# Certified Permit Techs



## jar546 (Aug 19, 2020)

How many of your organizations require that the permit techs are ICC certified?


----------



## steveray (Aug 19, 2020)

I have one...Not required, but appreciated!


----------



## rktect 1 (Aug 19, 2020)

We have one after I pushed for her to get it.  Not required though.


----------



## fatboy (Aug 19, 2020)

Required w/i one year, mine is.


----------



## Sifu (Aug 20, 2020)

Most, if not all of ours our.  But it makes absolutely no difference without a quality individual, capable of critical thinking and basic customer service skills.  If you have those types of people, learning the technical side as a certified permit tech will help.  Pretty sure it is required of them but those types of people will ask for that training, rather than it being required of them.  IMHO.  Sorry, sore spot with me!


----------



## jar546 (Aug 20, 2020)

Sifu said:


> Most, if not all of ours our.  But it makes absolutely no difference without a quality individual, capable of critical thinking and basic customer service skills.  If you have those types of people, learning the technical side as a certified permit tech will help.  Pretty sure it is required of them but those types of people will ask for that training, rather than it being required of them.  IMHO.  Sorry, sore spot with me!
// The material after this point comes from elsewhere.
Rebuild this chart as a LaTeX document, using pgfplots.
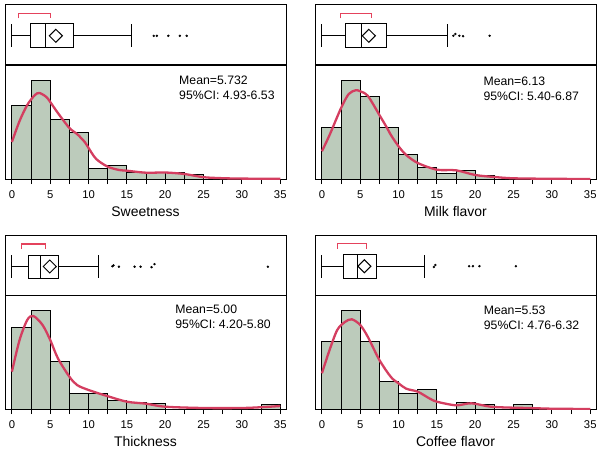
\documentclass[border=0pt]{standalone}
\usepackage{pgfplots}
\pgfplotsset{compat=1.18}
\usepackage{fontspec}
\setmainfont{Liberation Sans}
\definecolor{barfill}{RGB}{188,203,187}
\definecolor{kde}{RGB}{212,62,96}
\definecolor{brk}{RGB}{228,66,92}
\tikzset{meantxt/.style={anchor=north west, inner sep=0pt, align=left, font=\fontsize{12.3}{15}\selectfont}}
\pgfplotsset{
  base/.style={scale only axis, width=281bp, xmin=-0.9, xmax=35.75,
    axis line style={black,line width=1bp}, anchor=north west},
  boxax/.style={base, height=60bp, ymin=0, ymax=60, xtick=\empty, ytick=\empty},
  histax/.style={base, height=114bp, ymin=0, ymax=114, ytick=\empty,
    xtick={0,5,...,35}, minor xtick={2.5,7.5,...,32.5}, tick align=outside,
    xtick pos=bottom, major tick length=5bp, minor tick length=5bp,
    every tick/.style={black,line width=0.9bp},
    ticklabel style={font=\fontsize{11.3}{13}\selectfont},
    xticklabel style={yshift=-3bp},
    /pgf/number format/assume math mode=true,
    xlabel style={font=\fontsize{14}{16}\selectfont, at={(axis description cs:0.5,0)}, anchor=base, yshift=-37.7bp}},
  bars/.style={ybar interval, fill=barfill, draw=black, line width=0.9bp},
  dens/.style={kde, line width=2.3bp, smooth, no markers},
  bx/.style={black, line width=1bp, no markers},
  outl/.style={only marks, mark=*, mark size=1bp, black},
  brak/.style={brk, line width=1.1bp, no markers},
}
\begin{document}
\begin{tikzpicture}
\useasboundingbox (0,0) rectangle (604bp,-455bp);
% ---------------- Panel 1: Sweetness
\begin{axis}[boxax, at={(5bp,-5bp)}]
\addplot[bx] coordinates {(0,29.2) (2.47,29.2)};
\addplot[bx] coordinates {(7.98,29.2) (15.6,29.2)};
\addplot[bx] coordinates {(0,18) (0,40.5)};
\addplot[bx] coordinates {(15.6,18) (15.6,40.5)};
\addplot[bx, fill=white] coordinates {(2.47,17.3) (7.98,17.3) (7.98,41) (2.47,41)} --cycle;
\addplot[bx] coordinates {(4.34,17.3) (4.34,41)};
\addplot[bx] coordinates {(4.88,29.2) (5.73,35.7) (6.58,29.2) (5.73,22.7)} --cycle;
\addplot[brak] coordinates {(0.82,46.7) (0.82,51.7) (5.07,51.7) (5.07,46.7)};
\addplot[outl] coordinates {(18.5,29.2) (18.9,29.2) (20.4,29.2) (21.9,29.2) (22.8,29.2)};
\end{axis}
\begin{axis}[histax, at={(5bp,-65bp)}, xlabel={Sweetness}]
\addplot[bars] coordinates {(0,74) (2.5,99) (5,60) (7.5,47) (10,10.7) (12.5,13.3) (15,6.7) (17.5,6.7) (20,6.7) (22.5,4.3) (25,4.3)};
\addplot[dens] coordinates {(0,37) (1,58) (2,74) (3,84) (3.6,86) (4.5,82) (5,77) (6,66) (7.5,51) (8.5,45) (9.5,37) (10,31) (11,20) (12.5,12.3) (14,9) (15,8.3) (17.5,6.3) (20,6.5) (22.5,5) (25,1.8) (27.5,0.8) (30,0.4) (35,0.2)};
\node[meantxt] at (axis cs:21.8,103.5) {Mean=5.732\\95\%CI: 4.93-6.53};
\end{axis}
% ---------------- Panel 2: Milk flavor
\begin{axis}[boxax, at={(315bp,-5bp)}]
\addplot[bx] coordinates {(0,29.2) (3.04,29.2)};
\addplot[bx] coordinates {(8.38,29.2) (16.33,29.2)};
\addplot[bx] coordinates {(0,18) (0,40.5)};
\addplot[bx] coordinates {(16.33,18) (16.33,40.5)};
\addplot[bx, fill=white] coordinates {(3.04,17.3) (8.38,17.3) (8.38,41) (3.04,41)} --cycle;
\addplot[bx] coordinates {(5.17,17.3) (5.17,41)};
\addplot[bx] coordinates {(5.27,29.2) (6.12,35.7) (6.97,29.2) (6.12,22.7)} --cycle;
\addplot[brak] coordinates {(2.43,46.7) (2.43,51.7) (6.51,51.7) (6.51,46.7)};
\addplot[outl] coordinates {(17.15,29.2) (17.4,31) (17.93,29.2) (18.41,28.8) (21.88,29.2)};
\end{axis}
\begin{axis}[histax, at={(315bp,-65bp)}, xlabel={Milk flavor}]
\addplot[bars] coordinates {(0,51.7) (2.5,98.7) (5,83) (7.5,51.7) (10,24.3) (12.5,11.7) (15,6) (17.5,8.7) (20,4) (22.5,4)};
\addplot[dens] coordinates {(0,27.7) (1,44) (2.5,71) (3.5,85) (4.4,88.7) (5,87.7) (6,83) (7.5,64) (8.5,51) (9,44) (10,32.7) (11,24) (12.5,16) (15,9.3) (17.5,8.7) (20,4) (22.5,2) (25,0.7) (30,0.2) (35,0)};
\node[meantxt] at (axis cs:21.06,102.3) {Mean=6.13\\95\%CI: 5.40-6.87};
\end{axis}
% ---------------- Panel 3: Thickness
\begin{axis}[boxax, at={(5bp,-235bp)}]
\addplot[bx] coordinates {(0,28.5) (2.12,28.5)};
\addplot[bx] coordinates {(6.07,28.5) (11.23,28.5)};
\addplot[bx] coordinates {(0,17.3) (0,39.8)};
\addplot[bx] coordinates {(11.23,17.3) (11.23,39.8)};
\addplot[bx, fill=white] coordinates {(2.12,16.7) (6.07,16.7) (6.07,40) (2.12,40)} --cycle;
\addplot[bx] coordinates {(3.69,16.7) (3.69,40)};
\addplot[bx] coordinates {(4.09,28.5) (4.94,35) (5.79,28.5) (4.94,22)} --cycle;
\addplot[brak] coordinates {(1.3,46) (1.3,51) (4.38,51) (4.38,46)};
\addplot[outl] coordinates {(13.1,28.7) (13.25,29.7) (13.96,28.3) (16.0,28.3) (16.78,28.3) (18.21,27.8) (18.6,30.8) (33.39,28.3)};
\end{axis}
\begin{axis}[histax, at={(5bp,-295bp)}, xlabel={Thickness}]
\addplot[bars] coordinates {(0,81.7) (2.5,99) (5,48) (7.5,15.7) (10,15.7) (12.5,9) (15,6.7) (17.5,5.3) (20,0) (32.5,4.3) (35,4.3)};
\addplot[dens] coordinates {(0,37.3) (1,69) (2,89) (2.8,93) (4,84) (5,69) (6,50.7) (7.5,32.3) (8.5,24) (10,19) (12.5,12.8) (15,7.3) (17.5,5.3) (20,2.3) (25,1) (30,1) (33,2) (35,3)};
\node[meantxt] at (axis cs:21.3,104) {Mean=5.00\\95\%CI: 4.20-5.80};
\end{axis}
% ---------------- Panel 4: Coffee flavor
\begin{axis}[boxax, at={(315bp,-235bp)}]
\addplot[bx] coordinates {(0,28.8) (2.77,28.8)};
\addplot[bx] coordinates {(7.18,28.8) (13.37,28.8)};
\addplot[bx] coordinates {(0,17.5) (0,40)};
\addplot[bx] coordinates {(13.37,17.5) (13.37,40)};
\addplot[bx, fill=white] coordinates {(2.77,17) (7.18,17) (7.18,40.3) (2.77,40.3)} --cycle;
\addplot[bx] coordinates {(4.63,17) (4.63,40.3)};
\addplot[bx] coordinates {(4.69,28.8) (5.54,35.3) (6.39,28.8) (5.54,22.3)} --cycle;
\addplot[brak] coordinates {(2.03,46.3) (2.03,51.3) (5.84,51.3) (5.84,46.3)};
\addplot[outl] coordinates {(14.6,28) (14.8,30) (19.2,28.8) (19.7,28.8) (20.55,28.8) (25.3,28.8)};
\end{axis}
\begin{axis}[histax, at={(315bp,-295bp)}, xlabel={Coffee flavor}]
\addplot[bars] coordinates {(0,67.7) (2.5,98.7) (5,67.7) (7.5,27.3) (10,15.7) (12.5,19.7) (15,0) (17.5,6.3) (20,4.3) (22.5,0) (25,4.3) (27.5,4.3)};
\addplot[dens] coordinates {(0,35.7) (1,59) (2,79) (3,87) (3.9,89.7) (5,84) (6,72) (7.5,49) (9,32) (10,25.7) (11,20.3) (12.5,17.3) (14,10.7) (15,7.3) (17.5,3.7) (19.5,5.7) (22,2.3) (25,1.3) (27,1) (30,0.3) (35,0)};
\node[meantxt] at (axis cs:21.1,103.3) {Mean=5.53\\95\%CI: 4.76-6.32};
\end{axis}
\end{tikzpicture}
\end{document}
I agree 100% that it makes no difference if you don't have a quality person doing the job which should be part of the hiring process.  Setting goals and/or requirements for employees helps them to understand their job better and the amount of information you have to learn for the permit technician is extremely helpful in performing the job, albeit not a guarantee of success as you eluded to.


----------



## TheCommish (Aug 20, 2020)

I have to be certified as a CBO and my Local as an Inspector, we do the permit review


----------